Conference Coverage

Varenicline Plus Counseling Elevates Smoking Quit Rate


 

AT AN INTERNATIONAL CONFERENCE OF THE AMERICAN THORACIC SOCIETY

SAN FRANCISCO – Almost a third of 196 patients (61) were smoke free a year after starting 12 weeks of varenicline therapy and having smoking-cessation counseling in a randomized Australian trial. Only 21% (42) of 196 patients given counseling alone stopped smoking.

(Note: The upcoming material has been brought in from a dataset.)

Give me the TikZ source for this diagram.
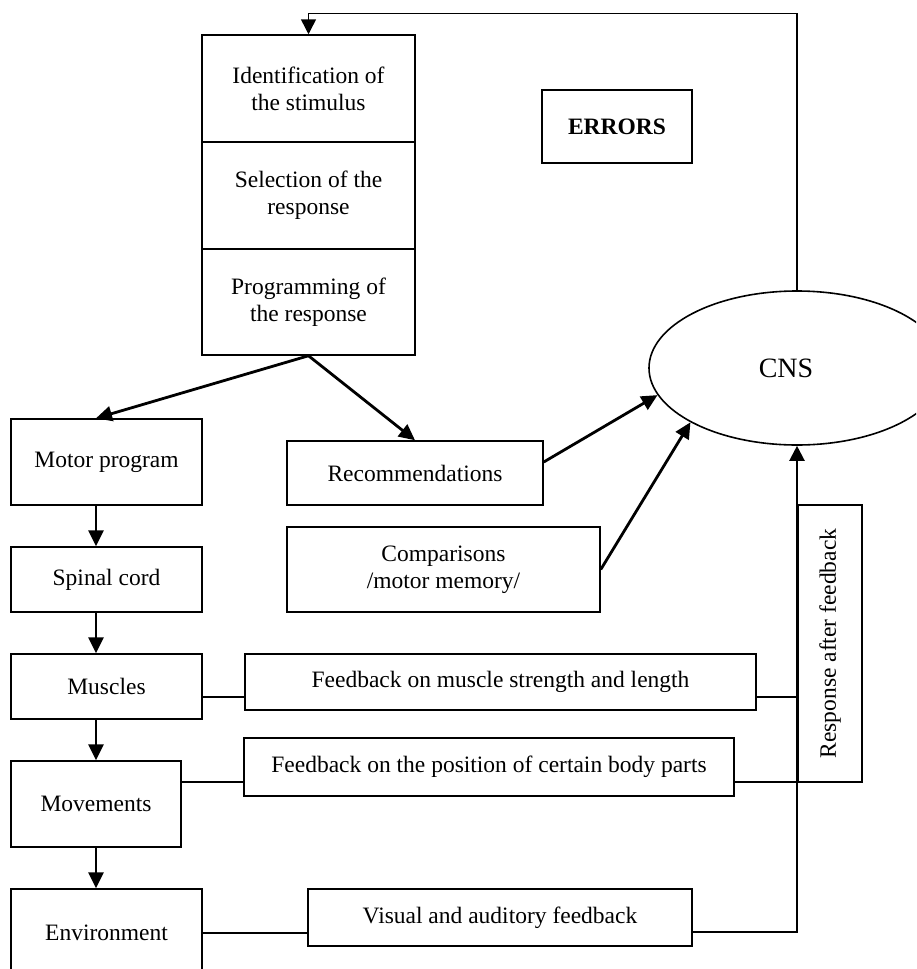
\documentclass[tikz,border=0pt]{standalone}
\usepackage{fontspec}
\setmainfont{Liberation Serif}
\usetikzlibrary{arrows.meta,shapes.geometric}
\tikzset{
    blockbox/.style={draw,line width=0.75pt,align=center,inner sep=0pt,font=\fontsize{11.75}{13.4}\selectfont},
    cnsnode/.style={ellipse,draw,line width=0.8pt,inner sep=0pt,font=\fontsize{14}{16}\selectfont},
    flowarrow/.style={-{Triangle[length=8pt,width=7.5pt]},line width=1.4pt},
    backarrow/.style={-{Triangle[length=7.5pt,width=7.5pt]},line width=0.75pt},
    railarrow/.style={-{Triangle[length=7.5pt,width=7.5pt]},line width=1.1pt},
    linkline/.style={line width=0.75pt}
}
% box from its corners: name, left, top, right, bottom, text (pixel units)
\newcommand{\PlaceBox}[6]{%
    \node[blockbox,minimum width={(#4-#2)*0.5pt},minimum height={(#5-#3)*0.5pt}] (#1) at ({(#2+#4)/2},{(#3+#5)/2}) {#6};%
}
\begin{document}
\begin{tikzpicture}[x=0.5pt,y=-0.5pt]
    \useasboundingbox (0,0) rectangle (916,969);
    \clip (0,0) rectangle (916,969);

    % processing stack
    \PlaceBox{ident}{202}{35}{415}{142}{Identification of\\the stimulus}
    \PlaceBox{select}{202}{142}{415}{249}{Selection of the\\response}
    \PlaceBox{prog}{202}{249}{415}{355}{Programming of\\the response}
    \PlaceBox{errors}{542}{90}{692}{163}{\textbf{ERRORS}}

    % central nervous system
    \node[cnsnode,minimum width=148pt,minimum height=77pt] (cns) at (797,368) {CNS\hspace*{11pt}};

    % left column
    \PlaceBox{motor}{11}{419}{202}{505}{Motor program}
    \PlaceBox{spinal}{11}{547}{202}{612}{Spinal cord}
    \PlaceBox{muscles}{11}{654}{202}{719}{Muscles}
    \PlaceBox{moves}{11}{761}{181}{847}{Movements}
    \PlaceBox{environ}{11}{889}{202}{977}{Environment}

    % middle boxes
    \PlaceBox{recs}{287}{441}{543}{505}{Recommendations}
    \PlaceBox{comp}{287}{527}{600}{612}{Comparisons\\/motor memory/}
    \PlaceBox{musfb}{245}{654}{756}{710}{Feedback on muscle strength and length}
    \PlaceBox{posfb}{244}{738}{734}{796}{Feedback on the position of certain body parts}
    \PlaceBox{visfb}{308}{889}{692}{946}{Visual and auditory feedback}

    % response box on the rail
    \node[blockbox,rotate=90,minimum width=138.5pt,minimum height=32pt] (resp) at (830,643.5) {Response after feedback};

    % arrows of the motor chain
    \coordinate (spine) at (96,0);
    \draw[flowarrow] (prog.south) -- (motor.north -| spine);
    \draw[flowarrow] (prog.south) -- (recs.north);
    \foreach \a/\b in {motor/spinal,spinal/muscles,muscles/moves,moves/environ}
        \draw[flowarrow] (\a.south -| spine) -- (\b.north -| spine);

    % into the CNS
    \draw[flowarrow] ([yshift=5.5pt]recs.east) -- (cns.191);
    \draw[flowarrow] (comp.east) -- (cns.207);

    % feedback links
    \draw[linkline] ([yshift=-5.25pt]muscles.east) -- ([yshift=-5.25pt]muscles.east -| musfb.west);
    \draw[linkline] ([yshift=11pt]moves.east) -- ([yshift=11pt]moves.east -| posfb.west);
    \draw[linkline] (environ.east) -- (environ.east -| visfb.west);
    \draw[linkline] ([yshift=-7.5pt]musfb.east) -- ([yshift=-7.5pt]musfb.east -| cns.south);
    \draw[linkline] ([yshift=-7.5pt]posfb.east) -- ([yshift=-7.5pt]posfb.east -| cns.south);
    \draw[railarrow] ([yshift=-7.25pt]visfb.east) -| (cns.south);

    % back to the stimulus
    \draw[backarrow] (cns.north) |- ([yshift=10.5pt]ident.north) -- (ident.north);
\end{tikzpicture}
\end{document}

The varenicline-plus-counseling results are impressive because the study included people who were on antidepressants and those with depression histories, both of whom had been excluded from several earlier studies of varenicline (Chantix), said lead investigator Dr. Brian Smith of the respiratory medicine unit at the Queen Elizabeth Hospital in Woodville, Australia.

Dr. Brian Smith

But the most important take-home message of the study was its setup, he said at an international conference of the American Thoracic Society.

The participants had all been hospitalized for at least 1 day for cardiac, respiratory, neurologic, or vascular smoking-related complications. Instead of handing them a quit-smoking hotline card as they walked out the door – the general practice in many hospitals – the investigators had them make their initial counseling service call from the bedside table while they were still in the hospital, Dr. Smith said.

"Only about 6% of patients will make that call" from home. "[We took] the opportunity while they were still inpatients – a captive audience, if you like – to use the bedside phone to make the call. Instead of a 6% success rate, [we had a] 100% success rate," he said.

Patients found a friendly counselor on the other end of the line who emphasized the benefits of quitting instead of the dangers of continuing to smoke. Patients could arrange calls for days when they knew they would be particularly stressed. Counselors would call then to "pull them through," Dr. Smith said.

Both groups got the same standard 5A counseling (ask, advise, assess, assist, and arrange). Patients had the option, if they desired, of several calls a week, but that option wasn’t popular. The mean number of phone calls in the varenicline-plus-counseling arm was 3.8, and in the counseling-only arm it was 4.1.

Varenicline was titrated from 0.5 mg daily to 1 mg twice daily, based largely on nausea. Overall, varenicline patients reported more problems with insomnia (5.1% vs. 2.0% in the counseling-alone group), headache (6.1% vs. 1.5%), vomiting (4.1% vs. 0.5%), and abnormal dreams (6.1% vs. 1.0%).

Despite concerns about the drug, the investigators found no evidence of increased cardiovascular or psychiatric problems in the varenicline group.

"The novel thing of our study is [that we] grabbed the opportunity while these patients were in hospital to get them to make the phone call that otherwise [they] would have been reluctant to make. [We got] them over that hump, got the medication going, [and made] sure they were tolerating it well," Dr. Smith said.

Dr. Smith said he had no disclosures. Pfizer, the maker of Chantix, did not fund and was not involved in the trial, he said. Patients covered at least part of the cost of the drug themselves.